The key is to decide ahead of time how much pure talent you need and how much cost in negative karma and culture you can afford. These are hard choices.
Can you really outlaw assholes? Even if you don’t hire any you may inherit one or someone may evolve into one or someone may fluctuate with the bad side at the worst possible moment. Try to keep them out, but one way or another, you’ll definitely have some despite your best efforts.
Some problems can only be fixed by an extremely talented person. There are never enough of these to go around. And many or most come with heavy baggage. Sometimes it pays to get an ego coach for the ones you need badly enough.

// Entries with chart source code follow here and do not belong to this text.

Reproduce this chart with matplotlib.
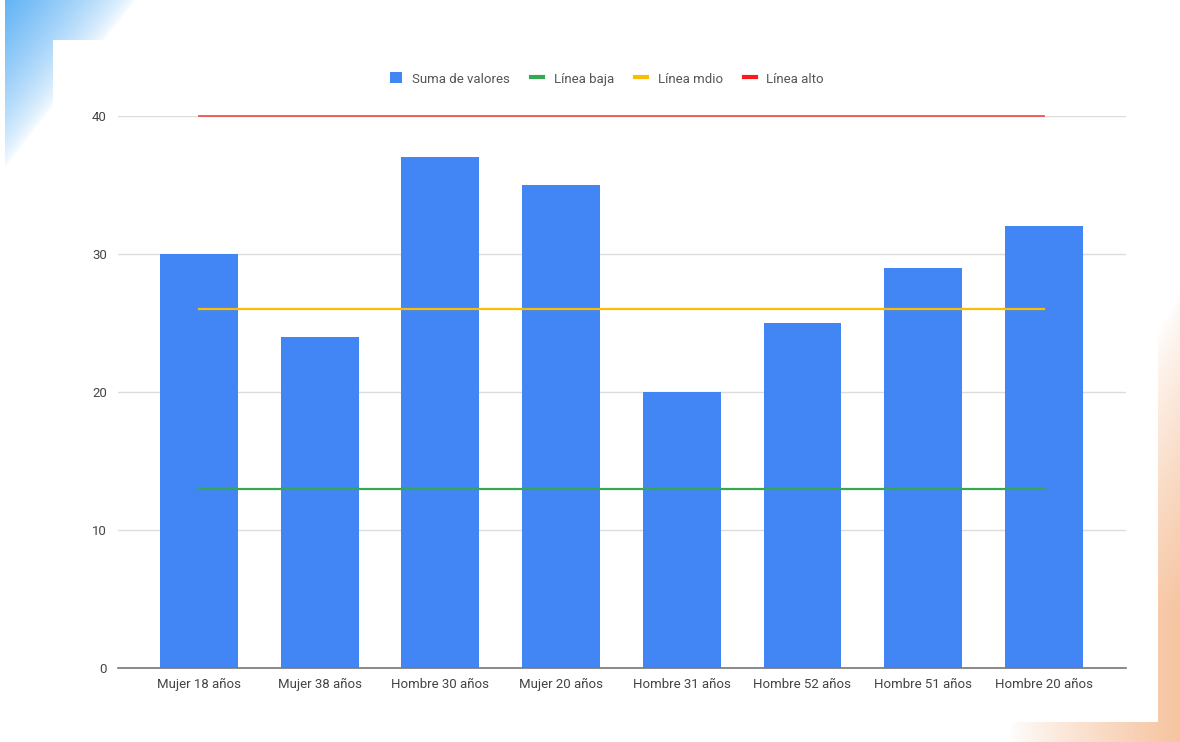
import numpy as np
import matplotlib
matplotlib.use("Agg")
import matplotlib.pyplot as plt
from matplotlib.patches import Patch, Rectangle
from matplotlib.lines import Line2D

categorias = ["Mujer 18 años", "Mujer 38 años", "Hombre 30 años", "Mujer 20 años",
              "Hombre 31 años", "Hombre 52 años", "Hombre 51 años", "Hombre 20 años"]
valores = [30, 24, 37, 35, 20, 25, 29, 32]
linea_baja = 13
linea_mdio = 26
linea_alto = 40
y_ticks = [0, 10, 20, 30, 40]

plt.rcParams['font.family'] = ['Roboto', 'DejaVu Sans']

W, H = 1180, 742
fig = plt.figure(figsize=(W / 100, H / 100), dpi=100)
fig.patch.set_facecolor('white')

# decorative background (gradient corners + white card)
bg = fig.add_axes([0, 0, 1, 1])
bg.set_xlim(0, W)
bg.set_ylim(H, 0)
bg.axis('off')
xx, yy = np.meshgrid(np.arange(W), np.arange(H))

a_blue = np.clip(1 - (xx + yy * 0.78) / 135.0, 0, 1) ** 0.7 * (xx >= 5)
a_orange = np.clip(1 - ((W - xx) / 170.0 + np.maximum(0, 610 - yy) / 320.0), 0, 1) ** 0.8

img = np.ones((H, W, 3))
blue = np.array([95, 178, 245]) / 255.0
orange = np.array([246, 196, 160]) / 255.0
img = img * (1 - a_blue[..., None]) + blue * a_blue[..., None]
img = img * (1 - a_orange[..., None]) + orange * a_orange[..., None]
bg.imshow(img, extent=(0, W, H, 0), aspect='auto', interpolation='bilinear')
bg.add_patch(Rectangle((53, 40), 1158 - 53, 722 - 40, facecolor='white', edgecolor='none'))

# chart
ax = fig.add_axes([118 / W, 74 / H, (1126 - 118) / W, 552 / H])
ax.set_facecolor('none')
x = np.arange(len(categorias))
ax.bar(x, valores, width=0.645, color='#4285F4', zorder=2)

ax.plot([x[0], x[-1]], [linea_baja] * 2, color='#34A853', lw=1.6, zorder=3, clip_on=False)
ax.plot([x[0], x[-1]], [linea_mdio] * 2, color='#FBBC04', lw=1.6, zorder=3, clip_on=False)
ax.plot([x[0], x[-1]], [linea_alto] * 2, color='#EF5350', lw=1.3, zorder=3, clip_on=False)

ax.set_xlim(-0.67, len(categorias) - 1 + 0.68)
ax.set_ylim(0, 40)
ax.set_yticks(y_ticks)
ax.set_xticks(x)
ax.set_xticklabels(categorias)
ax.yaxis.grid(True, color='#dcdcdc', lw=1, zorder=0)
ax.set_axisbelow(True)
for s in ['top', 'right', 'left']:
    ax.spines[s].set_visible(False)
ax.spines['bottom'].set_color('#777777')
ax.spines['bottom'].set_linewidth(1.2)
ax.spines['bottom'].set_zorder(4)
ax.tick_params(axis='both', length=0, labelsize=9.5, colors='#444444')
ax.tick_params(axis='x', pad=7)
ax.tick_params(axis='y', pad=8)

handles = [
    Patch(facecolor='#4285F4', edgecolor='none'),
    Line2D([], [], color='#34A853', lw=3),
    Line2D([], [], color='#FBBC04', lw=3),
    Line2D([], [], color='#FF1A1A', lw=3),
]
labels = ["Suma de valores", "Línea baja", "Línea mdio", "Línea alto"]
leg = fig.legend(handles, labels, loc='center', ncol=4, frameon=False,
                 bbox_to_anchor=(607 / W, 1 - 79 / H), fontsize=9.5,
                 handlelength=0.9, handleheight=0.9, handletextpad=0.8,
                 columnspacing=1.6)
for t in leg.get_texts():
    t.set_color('#555555')

fig.savefig('out.png', dpi=100)
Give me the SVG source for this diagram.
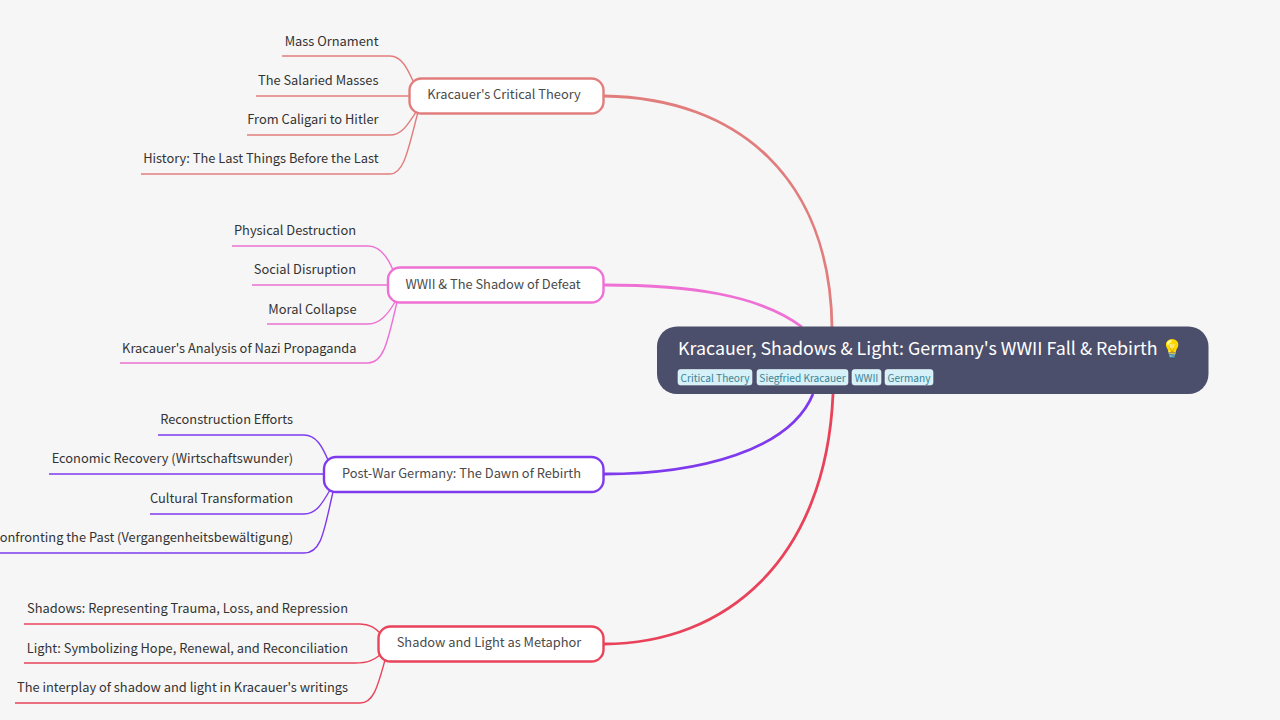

Your job as a leader is to win.
That often means getting the critical work out of all your stars while protecting the other team members from the negativity a star jerk often brings.
What will you tolerate? Where exactly is the firing line?
Have measures in mind to keep the assholes behind that line. Contain the damage if you can.
As a leader, I’ve:
- Hired a therapist to explain to the asshole how their behavior is hurting them and the team, and to sketch out a path to transformation.
- Had very direct conversations with other team members about how much we need that particular person right now, and how to work successfully with them.
- Administered severe public reprimands.
The bottom line is we do what we have to do to ship the product. And sometimes that involves putting up with assholes. Sometimes you get to fire them, but sometimes you have to suck it up and work around them.
That’s my two cents.
Never let an asshole run roughshod over less talented team members who are trying just as hard. This is one of the cases where I have used public reprimanding; it’s seriously bad.
Once one of my stars (aka an asshole) went after another VP at a weekly meeting. Instead of waiting to reprimand him after the meeting, I told him we “would not have it”. Voice louder and deeper than usual, direct eye contact, palms flat on the table.
“Do you understand?”, I asked. “Yes.”, he replied.
“Are you completely and totally 100% sure you understand?”, I said. Again, he replied “Yes.”.
This went down in front of the entire group. It was uncomfortable for everyone, it was theater, and it was effective. Afterwards I asked him if I’d been too rough, and he said, “No, I acted like a child and you treated me like a child.”.
So, yes, sometimes you do need assholes on the team. They can be excellent contributors. But keep a sharp eye on them and don’t be afraid to put them back in their place when they need it.